The decision, authored by Chief Justice Roberts, held that the city’s action violated the Free Exercise Clause of the First Amendment “by forcing [CSS] either to curtail its mission or to certify same-sex couples as foster parents in violation of its religious beliefs.”
Laws restricting religious freedom must be “generally applicable” in that they must be neutral and not single out religious believers. For example, during the pandemic, the Court upheld orders suspending religious services when churches were held to the same standard as commercial organizations but not when a more restrictive rule was applied to religious groups.
In today’s ruling, the Court held that the Philadelphia law was unconstitutional because it “permits exceptions to this requirement at the “sole discretion” of the Commissioner.

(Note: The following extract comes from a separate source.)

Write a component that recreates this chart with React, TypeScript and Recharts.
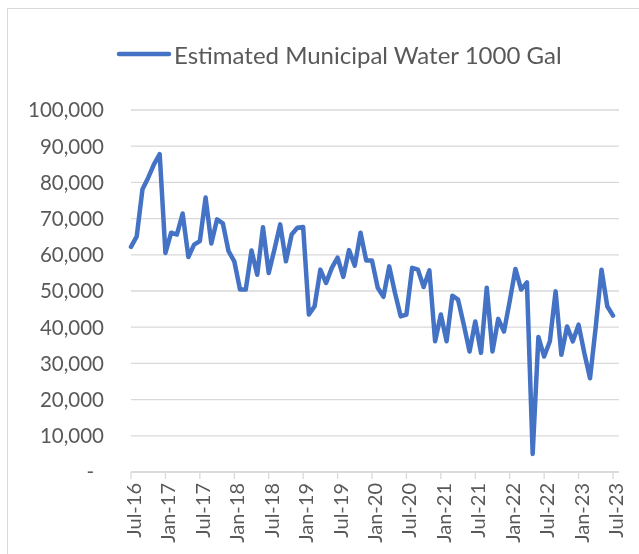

This inclusion of a mechanism for entirely discretionary exceptions renders the non-discrimination provision not generally applicable.”
Today’s pair of rulings should confound the partisans on both sides who claim that the opposition justices vote in ideological lockstep. Today, we saw the conservative wing of the Court, including two of the three justices appointed by Donald Trump, vote to preserve Obamacare while the liberal wing voted en masse to uphold religious liberty over a law protecting same-sex couples. Heads are likely exploding all over the country.
A good takeaway here is that facts matter. When it comes to legal cases, a good judge will make a decision based on the facts at hand, not the desired ideological outcome. Sometimes, no matter how much you’d like to rule in one direction, the facts dictate that the case must go the other way.
Today’s rulings show that even in a world where conservatives are supposed to have a 6-3 majority, the Supreme Court is not going to be a rubber stamp for Republicans. For conservatives, the upside here is that a Court that shows its objectivity and independence may take some wind out of the sails of the Democratic movement to expand the Court. The downside is that the Court may still not give the right the wins that it desires on issues like abortion and gun control.